The OECD hammered home that the chief solution to both income
inequality and lagging innovation is education, with focus on a
German-style vocational training programme. The efforts should focus
on secondary school students in the fields of science, technology,
engineering and maths. Currently, US students entering university are
by and large not equipped to handle such technical subjects, the
report found.
Boucher said the "scariest" finding of the report was the
stagnation of US tertiary schooling rates.
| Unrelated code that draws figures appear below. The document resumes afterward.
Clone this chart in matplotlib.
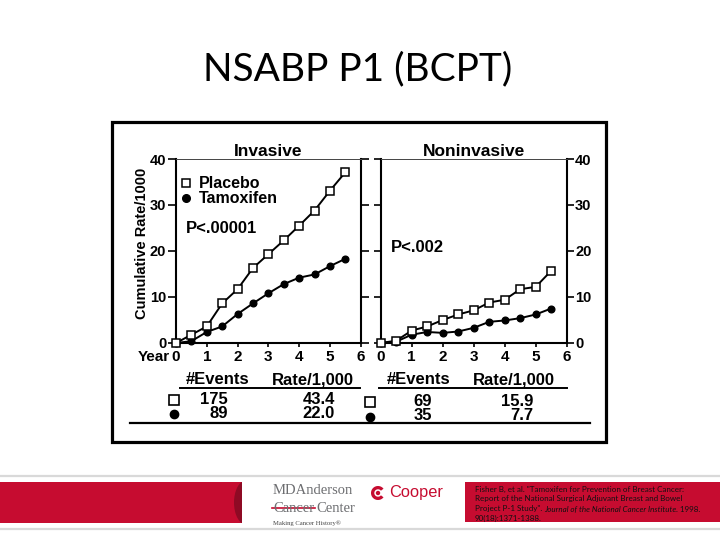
import matplotlib.pyplot as plt
from matplotlib.patches import Rectangle, Wedge, Circle, Ellipse
from matplotlib.lines import Line2D

# cumulative rate per 1000
years = [0, 0.5, 1, 1.5, 2, 2.5, 3, 3.5, 4, 4.5, 5, 5.5]
inv_placebo = [0, 1.8, 3.6, 8.6, 11.7, 16.3, 19.3, 22.3, 25.5, 28.8, 33.1, 37.1]
inv_tamoxifen = [0, 0.4, 2.4, 3.6, 6.3, 8.6, 10.8, 12.8, 14.2, 14.9, 16.7, 18.3]
non_placebo = [0, 0.5, 2.7, 3.6, 5.0, 6.2, 7.1, 8.8, 9.4, 11.7, 12.2, 15.7]
non_tamoxifen = [0, 0.3, 1.8, 2.4, 2.2, 2.5, 3.3, 4.6, 4.9, 5.4, 6.2, 7.5]

x_ticks = [0, 1, 2, 3, 4, 5, 6]
y_ticks = [0, 10, 20, 30, 40]

# table under the panels
events_inv = ['175', '89']
rates_inv = ['43.4', '22.0']
events_non = ['69', '35']
rates_non = ['15.9', '7.7']

citation = [
    'Fisher B, et al. "Tamoxifen for Prevention of Breast Cancer:',
    'Report of the National Surgical Adjuvant Breast and Bowel',
    'Project P-1 Study". ',
    '90(18):1371-1388.',
]
journal = 'Journal of the National Cancer Institute'

W, H = 720, 540
RED = '#c60c30'
CF = 'Liberation Sans'

fig = plt.figure(figsize=(7.2, 5.4), dpi=100)

# overlay axes in pixel coordinates for the slide decorations
ov = fig.add_axes([0, 0, 1, 1], zorder=0)
ov.set_xlim(0, W)
ov.set_ylim(H, 0)
ov.axis('off')


def box(x0, y0, x1, y1):
    return [x0 / W, 1 - y1 / H, (x1 - x0) / W, (y1 - y0) / H]


# slide title
ov.text(358, 69, 'NSABP P1 (BCPT)', fontsize=28, family='Lato', ha='center', va='center')

# frame around the chart image
ov.add_patch(Rectangle((112, 122), 494, 320, fill=False, lw=2.3, ec='black'))

# the two panels
ax1 = fig.add_axes(box(176, 159, 360.7, 343), zorder=2)
ax2 = fig.add_axes(box(380.7, 159, 566.7, 343), zorder=2)

for ax, p, t in [(ax1, inv_placebo, inv_tamoxifen), (ax2, non_placebo, non_tamoxifen)]:
    ax.set_facecolor('none')
    ax.plot(years, t, color='black', lw=1.4, marker='o', ms=4.8, mfc='black', mec='black',
            zorder=3, clip_on=False)
    ax.plot(years, p, color='black', lw=1.4, marker='s', ms=6.2, mfc='white', mec='black',
            mew=1.1, zorder=4, clip_on=False)
    ax.set_xlim(0, 6)
    ax.set_ylim(0, 40)
    ax.set_xticks(x_ticks)
    ax.set_yticks(y_ticks)
    ax.set_xticklabels([str(v) for v in x_ticks], fontsize=11, fontweight='bold', family=CF)
    ax.tick_params(axis='x', direction='out', length=3, width=1.2, pad=2)
    for s in ['left', 'right', 'bottom']:
        ax.spines[s].set_linewidth(1.5)
    ax.spines['top'].set_linewidth(0.7)
    ax.spines['top'].set_color('#444444')

ax1.set_yticklabels([str(v) for v in y_ticks], fontsize=10.5, fontweight='bold', family=CF)
ax1.tick_params(axis='y', direction='out', left=True, right=True, labelleft=True,
                labelright=False, length=6, width=1.2, pad=1)
ax2.set_yticklabels([str(v) for v in y_ticks], fontsize=10.5, fontweight='bold', family=CF)
ax2.tick_params(axis='y', direction='out', left=True, right=True, labelleft=False,
                labelright=True, length=5, width=1.2, pad=1)

ax1.set_title('Invasive', fontsize=12.5, fontweight='bold', family=CF, pad=1)
ax2.set_title('Noninvasive', fontsize=12.5, fontweight='bold', family=CF, pad=2)

handles = [Line2D([], [], ls='none', marker='s', ms=5.8, mfc='white', mec='black', mew=1.1),
           Line2D([], [], ls='none', marker='o', ms=5.5, mfc='black', mec='black')]
ax1.legend(handles, ['Placebo', 'Tamoxifen'], loc='upper left', bbox_to_anchor=(0.03, 0.905),
           frameon=False, handlelength=0.6, handletextpad=0.5, labelspacing=0.0,
           borderaxespad=0, borderpad=0, prop={'family': CF, 'weight': 'bold', 'size': 11.5})

ax1.text(0.055, 0.62, 'P<.00001', transform=ax1.transAxes, fontsize=12, fontweight='bold',
         family=CF, va='center')
ax2.text(0.055, 0.52, 'P<.002', transform=ax2.transAxes, fontsize=12, fontweight='bold',
         family=CF, va='center')

ov.text(142, 243, 'Cumulative Rate/1000', rotation=90, fontsize=10.5, fontweight='bold',
        family=CF, ha='center', va='center')
ov.text(170, 357, 'Year', fontsize=11, fontweight='bold', family=CF, ha='right', va='center')

# events table
tb = dict(fontsize=12, fontweight='bold', family=CF, va='center')
ov.text(218, 380, '#Events', ha='center', **tb)
ov.text(313, 380, 'Rate/1,000', ha='center', **tb)
ov.text(419, 380, '#Events', ha='center', **tb)
ov.text(514, 380, 'Rate/1,000', ha='center', **tb)
ov.plot([180, 360], [388, 388], color='black', lw=1.4)
ov.plot([379, 567], [388, 388], color='black', lw=1.4)
ov.plot([130, 590], [423, 423], color='black', lw=1.6)

row_y = [400, 414]
for i, y in enumerate(row_y):
    ov.text(228, y, events_inv[i], ha='right', **tb)
    ov.text(335, y, rates_inv[i], ha='right', **tb)
    ov.text(432, y + 2, events_non[i], ha='right', **tb)
    ov.text(533, y + 2, rates_non[i], ha='right', **tb)
ov.plot([174], [400], ls='none', marker='s', ms=6.5, mfc='white', mec='black', mew=1.2)
ov.plot([174], [414], ls='none', marker='o', ms=6, mfc='black', mec='black')
ov.plot([370], [402], ls='none', marker='s', ms=6.5, mfc='white', mec='black', mew=1.2)
ov.plot([370], [417], ls='none', marker='o', ms=6, mfc='black', mec='black')

# footer band
ov.plot([0, W], [476, 476], color='#d9d9d9', lw=1.6)
ov.plot([0, W], [529, 529], color='#d9d9d9', lw=1.6)
band = Rectangle((0, 482), 242, 41, color=RED, lw=0)
ov.add_patch(band)
shade = Ellipse((246, 502.5), 24, 44, color='#8e0a24', lw=0)
ov.add_patch(shade)
shade.set_clip_path(band)
ov.add_patch(Rectangle((465, 482), 255, 40, color=RED, lw=0))

# logo
logo = dict(fontsize=10.5, family='Liberation Serif', color='#6d6e71', ha='left', va='center')
ov.text(273, 490, 'MDAnderson', **logo)
ov.text(273, 508, 'Cancer', **logo)
ov.text(316, 508, 'Center', **logo)
ov.plot([272, 315], [508, 508], color=RED, lw=1.2)
ov.text(273, 523, 'Making Cancer History\u00ae', fontsize=4.8, family='Liberation Serif',
        color='#444444', ha='left', va='center')
ov.add_patch(Wedge((378, 493), 7, 38, 322, width=3.3, color=RED, lw=0))
ov.add_patch(Circle((378, 493), 2.2, color=RED, lw=0))
ov.text(389, 493, 'Cooper', fontsize=11.8, family=CF, color=RED, ha='left', va='center')

# citation
cit = dict(fontsize=5.8, family='Lato', color='#111111', ha='left', va='center')
ov.text(475, 489, citation[0], **cit)
ov.text(475, 499, citation[1], **cit)
t3 = ov.text(475, 509, citation[2], **cit)
t4 = ov.annotate(journal, xy=(1, 0.5), xycoords=t3, style='italic', **cit)
ov.annotate('. 1998.', xy=(1, 0.5), xycoords=t4, **cit)
ov.text(475, 518.5, citation[3], **cit)

fig.savefig('out.png', dpi=100)
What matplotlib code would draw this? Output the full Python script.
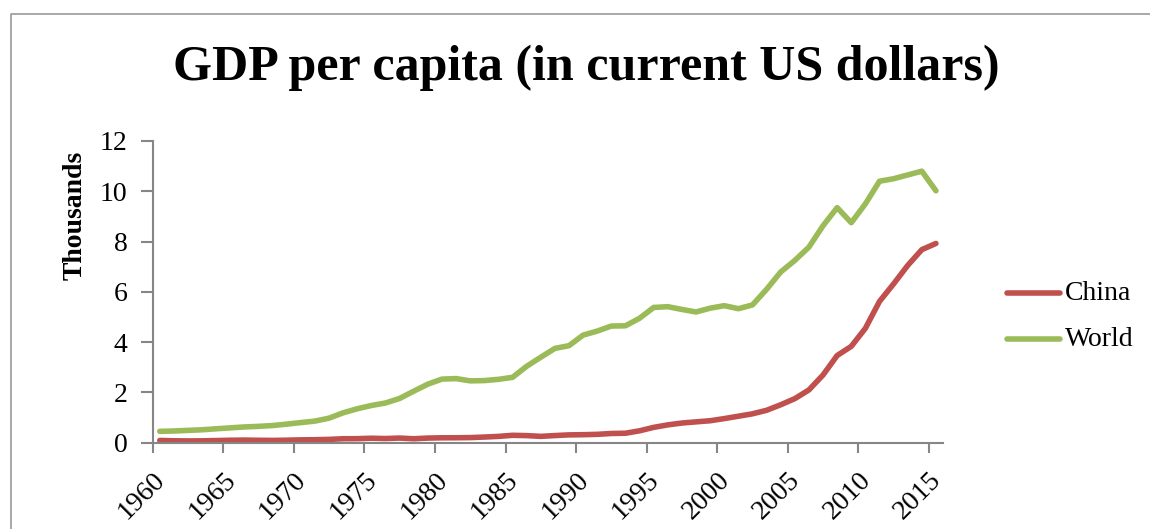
import matplotlib
matplotlib.use("Agg")
import matplotlib.pyplot as plt
from matplotlib.lines import Line2D
import numpy as np

years = list(range(1960, 2016))
china = [90, 76, 70, 74, 85, 98, 104, 97, 91, 100,
         113, 119, 132, 157, 160, 178, 165, 185, 156, 184,
         195, 197, 203, 225, 251, 294, 282, 252, 284, 311,
         318, 333, 366, 377, 473, 610, 709, 782, 829, 873,
         959, 1053, 1149, 1289, 1509, 1753, 2099, 2694, 3468, 3832,
         4550, 5618, 6317, 7051, 7679, 7925]
world = [452, 466, 490, 514, 554, 590, 627, 650, 683, 739,
         800, 860, 977, 1190, 1350, 1480, 1580, 1760, 2050, 2330,
         2530, 2550, 2460, 2470, 2520, 2600, 3040, 3400, 3750, 3860,
         4280, 4440, 4640, 4650, 4950, 5380, 5410, 5300, 5200, 5350,
         5450, 5330, 5480, 6100, 6790, 7250, 7780, 8630, 9350, 8750,
         9500, 10400, 10500, 10650, 10800, 10020]
tick_years = list(range(1960, 2016, 5))
y_ticks = [0, 2, 4, 6, 8, 10, 12]

title = "GDP per capita (in current US dollars)"
ylabel = "Thousands"
series_names = ["China", "World"]
colors = ["#C0504D", "#9BBB59"]

W, H = 1150, 529
fig = plt.figure(figsize=(W / 100, H / 100), dpi=100)
serif = ["Liberation Serif", "DejaVu Serif"]
fs = 20

ax = fig.add_axes([152.7 / W, 1 - 442.7 / H, (943 - 152.7) / W, (442.7 - 141) / H])

x = np.arange(len(years)) + 0.5
ax.plot(x, np.array(china) / 1000, color=colors[0], lw=4.0, solid_capstyle="round", solid_joinstyle="round", label=series_names[0])
ax.plot(x, np.array(world) / 1000, color=colors[1], lw=4.0, solid_capstyle="round", solid_joinstyle="round", label=series_names[1])

ax.set_xlim(0, len(years))
ax.set_ylim(0, 12)
ax.set_yticks(y_ticks)
ax.set_yticklabels([str(v) for v in y_ticks], fontsize=fs, family=serif)
tpos = [years.index(t) for t in tick_years]
ax.set_xticks(tpos)
ax.set_xticklabels([str(t) for t in tick_years], rotation=45, ha="right", va="top",
                   rotation_mode="anchor", fontsize=fs, family=serif)
for s in ["top", "right"]:
    ax.spines[s].set_visible(False)
for s in ["left", "bottom"]:
    ax.spines[s].set_color("#868686")
    ax.spines[s].set_linewidth(1.5)
ax.tick_params(axis="both", direction="out", color="#868686", width=1.5)
ax.tick_params(axis="y", length=9, pad=9)
ax.tick_params(axis="x", length=7, pad=11)

fig.text(75 / W, 1 - 215 / H, ylabel, rotation=90, ha="center", va="center",
         fontsize=fs, fontweight="bold", family=serif)
fig.text(586 / W, 1 - 68 / H, title, ha="center", va="center",
         fontsize=36, fontweight="bold", family=serif)

# legend
for i, (name, c) in enumerate(zip(series_names, colors)):
    yy = 1 - (293 + 46 * i) / H
    fig.add_artist(Line2D([1007 / W, 1060 / W], [yy, yy], color=c, lw=4.0,
                          solid_capstyle="round", transform=fig.transFigure))
    fig.text(1065 / W, yy, name, ha="left", va="center", fontsize=fs, family=serif)

# outer border (top and left visible)
fig.add_artist(Line2D([11 / W, 11 / W, 1.01], [-0.01, 1 - 14 / H, 1 - 14 / H],
                      color="#9a9a9a", lw=1.2, transform=fig.transFigure))

fig.savefig("out.png", dpi=100)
The US is one of only five
countries in OECD where the percentage of those with post-high-school
training -- about 45 percent -- has not increased in the
25-34-year-old group compared to the current 55-64-year-old group.
"In the future years all these young sharp kids will be our
competition," he said, pointing to the other 29 countries.
Wendy Dunn, one of the report's authors, told dpa that "not
everyone has to go to college to get a decent job." Instead, the
report highlighted Germany's vocational training system as a model,
because it offers more hands-on work and actual job experience in
addition to classroom preparation.
But Dunn also said that OECD was not recommending converting to a
German education system, which separates children into vocational and
university tracks quite early on.
"The United States is hesitant to force tracking at a very early
age," Dunn said.
While the report's authors found that the US was on the way to
recovery from the 2007-09 recession, it warned that the country was
facing endemic unemployment that could become "structural" without
dynamic reform of education and training systems and more emphasis on
re-employment services.
The OECD projected that unemployment would remain at 8 per cent
through 2012 and fall only to 7.6 per cent in 2013. For the first
time since the Great Depression, US unemployment has been above 8 per
cent for more than two years.
On the issue of income equality, the OECD noted that taxes have
remained constant for the US middle class, but have fallen
drastically for the wealthy, especially the top 1 percent earners.
The United States ranks fourth from the bottom for income equality
among members, with only Turkey, Mexico and Chile ranking lower.
Boucher and Patrick Lenain, another author of the report,
sidestepped questions from reporters about their support for higher
taxation for the wealthy -- a push by President Obama as he
seeks re-election.
Lenain said however that the current U.S. tax system "is not
neutral" and benefits, for example, home owners over renters, and
people whose main income is from capital investments versus those
dependent on a salary. The report urges a limit on "tax expenditures
that disproportionately benefit high earners."
The OECD cautioned against the large government cutbacks
envisioned in Washington's current budget proposals for 2013, calling
them "badly timed given the fragile state of the economy."
Boucher cautioned about going over the "fiscal cliff,"
adding: "A better way to do cuts is with a scalpel, not a meat axe."